Now Habitat for Humanity of Williamson County has decided to step in and bring a little bit of life back to the burned-out neighborhood.
It's been nearly a year since the "Moonglow" fire burned down more than a dozen homes spread out over 300 acres off Moonglow Drive. Now all that's left are charred woods and fields.
"I never seen anything burn so fast," said Donald Brown, who lost his home to the fire. He said he decided to stay and rebuild. "Well, I really like it over here, nice place, people are nice."
His quiet little neighborhood -- now scarred by the sight of lonely slabs and empty lots -- could soon see new life, including new neighbors for Brown.
Habitat for Humanity of Williamson County has purchased three lots where homes once sat. Staff said rebuilding the area is an important step to rebuilding the neighborhood.
"It's a tragedy that families lost their homes from these lots," said Debbie Hoffman, of the Williamson County Habitat for Humanity. "The fires were devastating last summer but we were able to talk to two of the families that we bought these lots from, and they're very, very excited that something good is going to happen."
Hoffman said this is the first time her organization has branched out to Leander, so the idea of building three new homes in this particular neighborhood has extra meaning. But they need money and good people to break ground.
"Most of our homes cost us between $48,000 and about $65,000 to build," said Hoffman. "And of course we need volunteer groups to come out and work whether it's one day or more than one day. We work two days a week and can build a home in about 10 weeks."
Hoffman said the homes will be build to fit the neighborhood standards. She hopes to start new construction on the first home by June.
Sadly, police said there are still no arrests in connection to these fires. It's been one year since fire officials determined the blazes were a result of arson. Police suspected four teens were involved.

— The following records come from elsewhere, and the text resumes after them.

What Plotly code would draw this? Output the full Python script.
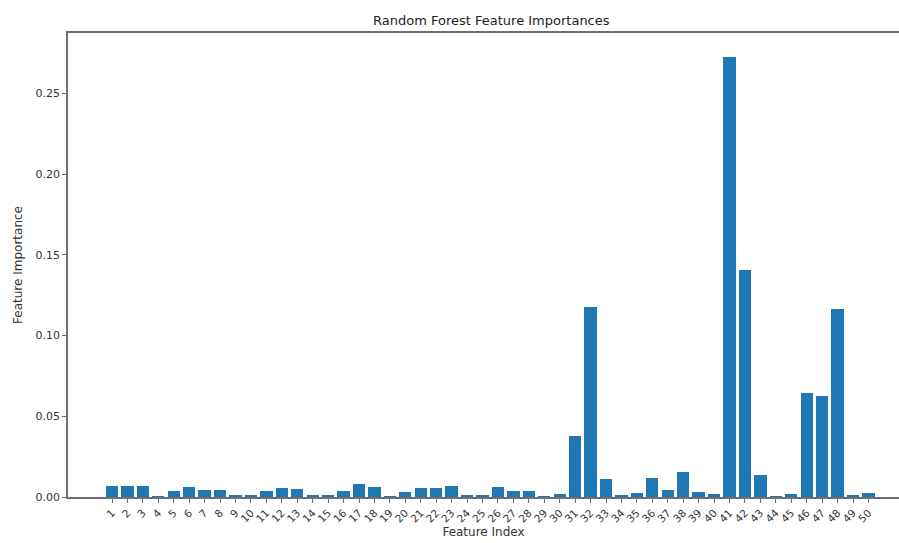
import plotly.graph_objects as go

features = list(range(1, 51))
importances = [
    0.0070, 0.0070, 0.0070, 0.0005, 0.0035, 0.0060, 0.0045, 0.0045, 0.0012, 0.0015,
    0.0035, 0.0055, 0.0048, 0.0012, 0.0015, 0.0035, 0.0080, 0.0060, 0.0005, 0.0030,
    0.0055, 0.0055, 0.0070, 0.0012, 0.0015, 0.0060, 0.0040, 0.0040, 0.0005, 0.0020,
    0.0375, 0.1175, 0.0110, 0.0010, 0.0025, 0.0115, 0.0045, 0.0155, 0.0030, 0.0018,
    0.2725, 0.1405, 0.0135, 0.0005, 0.0020, 0.0645, 0.0625, 0.1165, 0.0010, 0.0025,
]
y_ticks = [0.00, 0.05, 0.10, 0.15, 0.20, 0.25]

font_family = "DejaVu Sans, sans-serif"
axis_col = "#707070"

fig = go.Figure(go.Bar(
    x=features, y=importances, width=0.8,
    marker=dict(color="#1f77b4", line=dict(width=0)),
))

fig.update_layout(
    width=899, height=543,
    margin=dict(l=68, r=0, t=33, b=46),
    paper_bgcolor="white", plot_bgcolor="white",
    showlegend=False,
    bargap=0,
    title=dict(text="Random Forest Feature Importances", x=0.5465, xanchor="center",
               y=0.962, yanchor="middle",
               font=dict(family=font_family, size=13, color="#222")),
    font=dict(family=font_family, size=11, color="#333"),
)

fig.update_xaxes(
    range=[-1.85, 51.98],
    tickmode="array", tickvals=features, ticktext=[str(f) for f in features],
    tickangle=-45, tickfont=dict(size=10.5, color="#333"),
    ticks="outside", ticklen=4, tickcolor=axis_col,
    showline=True, linecolor=axis_col, linewidth=1.5, mirror=True,
    showgrid=False, zeroline=False,
    title=dict(text="Feature Index", font=dict(size=12, color="#333"), standoff=4),
)
fig.update_yaxes(
    range=[0, 0.2875],
    tickmode="array", tickvals=y_ticks, ticktext=[f"{v:.2f}" for v in y_ticks],
    tickfont=dict(size=11, color="#333"),
    ticks="outside", ticklen=4, tickcolor=axis_col,
    showline=True, linecolor=axis_col, linewidth=1.5,
    showgrid=False, zeroline=False,
    title=dict(text="Feature Importance", font=dict(size=12, color="#333"), standoff=10),
)

fig.write_html("out.html")
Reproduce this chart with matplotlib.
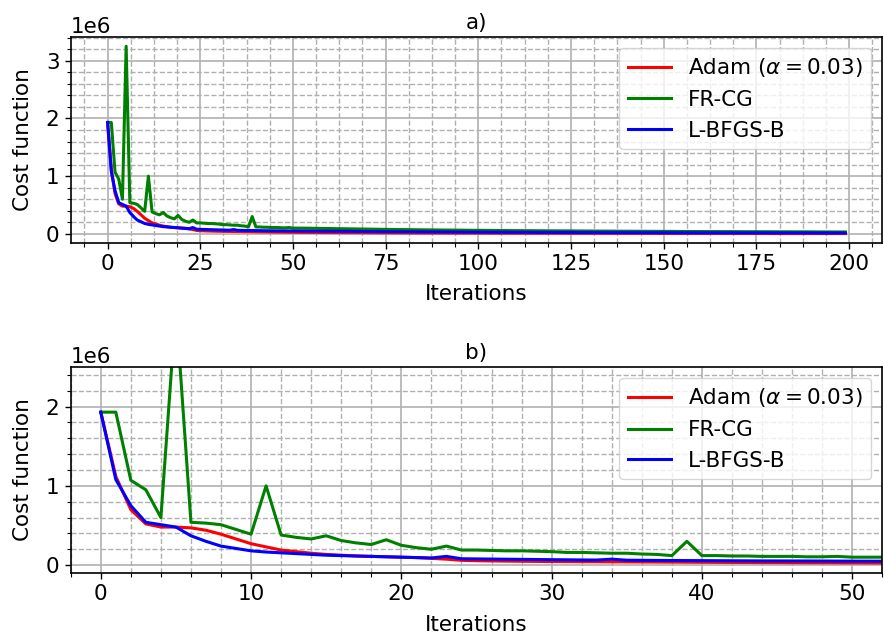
import numpy as np
import matplotlib
matplotlib.use("Agg")
import matplotlib.pyplot as plt
from matplotlib.ticker import AutoMinorLocator

# cost function values, in units of 1e6, iterations 0..199
fr_cg = [
    1.93, 1.93, 1.07, 0.95, 0.60, 3.25, 0.54, 0.53, 0.51, 0.45,
    0.39, 1.00, 0.38, 0.35, 0.33, 0.37, 0.31, 0.28, 0.26, 0.32,
    0.25, 0.22, 0.20, 0.24, 0.19, 0.19, 0.185, 0.18, 0.18, 0.175,
    0.17, 0.16, 0.16, 0.155, 0.15, 0.15, 0.14, 0.135, 0.12, 0.30,
    0.12, 0.12, 0.115, 0.115, 0.11, 0.11, 0.11, 0.105, 0.105, 0.11,
    0.10, 0.10, 0.10, 0.099, 0.098, 0.097, 0.096, 0.095, 0.094, 0.093,
    0.092, 0.091, 0.090, 0.089, 0.088, 0.087, 0.086, 0.085, 0.084, 0.083,
    0.082, 0.081, 0.080, 0.079, 0.078, 0.078, 0.077, 0.076, 0.075, 0.075,
    0.074, 0.073, 0.072, 0.072, 0.071, 0.070, 0.070, 0.069, 0.068, 0.068,
    0.067, 0.066, 0.066, 0.065, 0.065, 0.064, 0.063, 0.063, 0.062, 0.062,
    0.061, 0.061, 0.060, 0.060, 0.059, 0.059, 0.058, 0.058, 0.057, 0.057,
    0.056, 0.056, 0.056, 0.055, 0.055, 0.054, 0.054, 0.054, 0.053, 0.053,
    0.052, 0.052, 0.052, 0.051, 0.051, 0.051, 0.050, 0.050, 0.050, 0.049,
    0.049, 0.049, 0.048, 0.048, 0.048, 0.047, 0.047, 0.047, 0.046, 0.046,
    0.046, 0.046, 0.045, 0.045, 0.045, 0.044, 0.044, 0.044, 0.044, 0.043,
    0.043, 0.043, 0.043, 0.042, 0.042, 0.042, 0.042, 0.041, 0.041, 0.041,
    0.041, 0.040, 0.040, 0.040, 0.040, 0.040, 0.039, 0.039, 0.039, 0.039,
    0.038, 0.038, 0.038, 0.038, 0.038, 0.037, 0.037, 0.037, 0.037, 0.037,
    0.036, 0.036, 0.036, 0.036, 0.036, 0.036, 0.035, 0.035, 0.035, 0.035,
    0.035, 0.034, 0.034, 0.034, 0.034, 0.034, 0.034, 0.033, 0.033, 0.033,
]

lbfgsb = [
    1.93, 1.08, 0.75, 0.54, 0.51, 0.48, 0.37, 0.30, 0.24, 0.21,
    0.18, 0.165, 0.155, 0.145, 0.135, 0.125, 0.12, 0.115, 0.11, 0.105,
    0.10, 0.095, 0.09, 0.11, 0.08, 0.078, 0.076, 0.074, 0.072, 0.070,
    0.068, 0.066, 0.065, 0.064, 0.075, 0.062, 0.060, 0.059, 0.058, 0.057,
    0.056, 0.055, 0.055, 0.054, 0.053, 0.053, 0.052, 0.052, 0.051, 0.051,
    0.050, 0.050, 0.049, 0.049, 0.048, 0.048, 0.047, 0.047, 0.046, 0.046,
    0.045, 0.045, 0.044, 0.044, 0.043, 0.043, 0.042, 0.042, 0.041, 0.041,
    0.040, 0.040, 0.039, 0.039, 0.038, 0.038, 0.038, 0.037, 0.037, 0.036,
    0.036, 0.036, 0.035, 0.035, 0.035, 0.034, 0.034, 0.034, 0.033, 0.033,
    0.033, 0.032, 0.032, 0.032, 0.031, 0.031, 0.031, 0.031, 0.030, 0.030,
    0.030, 0.030, 0.029, 0.029, 0.029, 0.029, 0.028, 0.028, 0.028, 0.028,
    0.027, 0.027, 0.027, 0.027, 0.027, 0.026, 0.026, 0.026, 0.026, 0.026,
    0.025, 0.025, 0.025, 0.025, 0.025, 0.025, 0.024, 0.024, 0.024, 0.024,
    0.024, 0.024, 0.023, 0.023, 0.023, 0.023, 0.023, 0.023, 0.022, 0.022,
    0.022, 0.022, 0.022, 0.022, 0.022, 0.021, 0.021, 0.021, 0.021, 0.021,
    0.021, 0.021, 0.020, 0.020, 0.020, 0.020, 0.020, 0.020, 0.020, 0.020,
    0.019, 0.019, 0.019, 0.019, 0.019, 0.019, 0.019, 0.019, 0.019, 0.018,
    0.018, 0.018, 0.018, 0.018, 0.018, 0.018, 0.018, 0.018, 0.018, 0.017,
    0.017, 0.017, 0.017, 0.017, 0.017, 0.017, 0.017, 0.017, 0.017, 0.017,
    0.016, 0.016, 0.016, 0.016, 0.016, 0.016, 0.016, 0.016, 0.016, 0.016,
]

adam = [
    1.93, 1.12, 0.70, 0.52, 0.48, 0.48, 0.47, 0.44, 0.39, 0.33,
    0.27, 0.23, 0.19, 0.17, 0.15, 0.135, 0.125, 0.115, 0.11, 0.105,
    0.10, 0.095, 0.085, 0.075, 0.060, 0.055, 0.052, 0.050, 0.048, 0.046,
    0.045, 0.044, 0.043, 0.042, 0.041, 0.040, 0.039, 0.038, 0.037, 0.036,
    0.035, 0.034, 0.033, 0.033, 0.032, 0.031, 0.030, 0.030, 0.029, 0.028,
    0.028, 0.027, 0.026, 0.026, 0.025, 0.025, 0.024, 0.024, 0.023, 0.023,
    0.022, 0.022, 0.021, 0.021, 0.021, 0.020, 0.020, 0.020, 0.019, 0.019,
    0.019, 0.018, 0.018, 0.018, 0.017, 0.017, 0.017, 0.017, 0.016, 0.016,
    0.016, 0.016, 0.015, 0.015, 0.015, 0.015, 0.015, 0.014, 0.014, 0.014,
    0.014, 0.014, 0.013, 0.013, 0.013, 0.013, 0.013, 0.013, 0.012, 0.012,
    0.012, 0.012, 0.012, 0.012, 0.012, 0.011, 0.011, 0.011, 0.011, 0.011,
    0.011, 0.011, 0.011, 0.010, 0.010, 0.010, 0.010, 0.010, 0.010, 0.010,
    0.010, 0.010, 0.010, 0.009, 0.009, 0.009, 0.009, 0.009, 0.009, 0.009,
    0.009, 0.009, 0.009, 0.009, 0.009, 0.008, 0.008, 0.008, 0.008, 0.008,
    0.008, 0.008, 0.008, 0.008, 0.008, 0.008, 0.008, 0.008, 0.007, 0.007,
    0.007, 0.007, 0.007, 0.007, 0.007, 0.007, 0.007, 0.007, 0.007, 0.007,
    0.007, 0.007, 0.006, 0.006, 0.006, 0.006, 0.006, 0.006, 0.006, 0.006,
    0.006, 0.006, 0.006, 0.006, 0.006, 0.006, 0.006, 0.006, 0.006, 0.005,
    0.005, 0.005, 0.005, 0.005, 0.005, 0.005, 0.005, 0.005, 0.005, 0.005,
    0.005, 0.005, 0.005, 0.005, 0.005, 0.005, 0.005, 0.005, 0.005, 0.005,
]

iters = np.arange(len(adam))
SCALE = 1e6

plt.rcParams['font.size'] = 15.5
plt.rcParams['xtick.major.size'] = 4.5
plt.rcParams['ytick.major.size'] = 4.5
plt.rcParams['xtick.minor.size'] = 2.6
plt.rcParams['ytick.minor.size'] = 2.6
plt.rcParams['xtick.major.width'] = 1.0
plt.rcParams['ytick.major.width'] = 1.0
plt.rcParams['xtick.minor.width'] = 0.8
plt.rcParams['ytick.minor.width'] = 0.8

fig = plt.figure(figsize=(8.84, 6.36), dpi=100)
ax1 = fig.add_axes([0.080, 0.618, 0.918, 0.324])
ax2 = fig.add_axes([0.080, 0.099, 0.918, 0.324])

for ax in (ax1, ax2):
    ax.plot(iters, np.array(adam) * SCALE, color='red', lw=2.2, label=r'Adam ($\alpha = 0.03$)')
    ax.plot(iters, np.array(fr_cg) * SCALE, color='green', lw=2.2, label='FR-CG')
    ax.plot(iters, np.array(lbfgsb) * SCALE, color='blue', lw=2.2, label='L-BFGS-B')
    ax.set_xlabel('Iterations', labelpad=7.5)
    ax.set_ylabel('Cost function', labelpad=9)
    ax.yaxis.set_minor_locator(AutoMinorLocator(5))
    ax.grid(True, which='major', color='#b0b0b0', lw=1.2)
    ax.grid(True, which='minor', color='#b0b0b0', lw=1.0, ls='--')
    ax.set_axisbelow(True)
    ax.legend(loc='upper right')
    for s in ax.spines.values():
        s.set_linewidth(1.2)

ax1.xaxis.set_minor_locator(AutoMinorLocator(4))
ax1.set_title('a)', fontsize=15.5)

ax2.set_xlim(-2, 52)
ax2.set_ylim(-0.1e6, 2.5e6)
ax2.xaxis.set_minor_locator(AutoMinorLocator(5))
ax2.set_title('b)', fontsize=15.5)

fig.savefig('out.png', dpi=100)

One of the female suspects was described as being about 15- to 16 years old, who was wearing a pink shirt and blue jeans. She had black hair that might have been dyed. A second girl, also about 15- to 16, was wearing a white T-shirt and jeans. Her hair was described as dirty blonde.
Two teen-age boys with dark, shaggy hair and wearing blue jeans were also considered suspects. One was wearing a red shirt; the other wore a green with a black striped shirt.
The fire burned between U.S. Highway 183 and Bagdad Road. Called the "Moonglow Fire," the blaze near the Magnolia Creek subdivision just off of Crystal Falls Parkway left people praying for the best. Streets affected were Moonglow, Sorrel, Winecup and Verbena.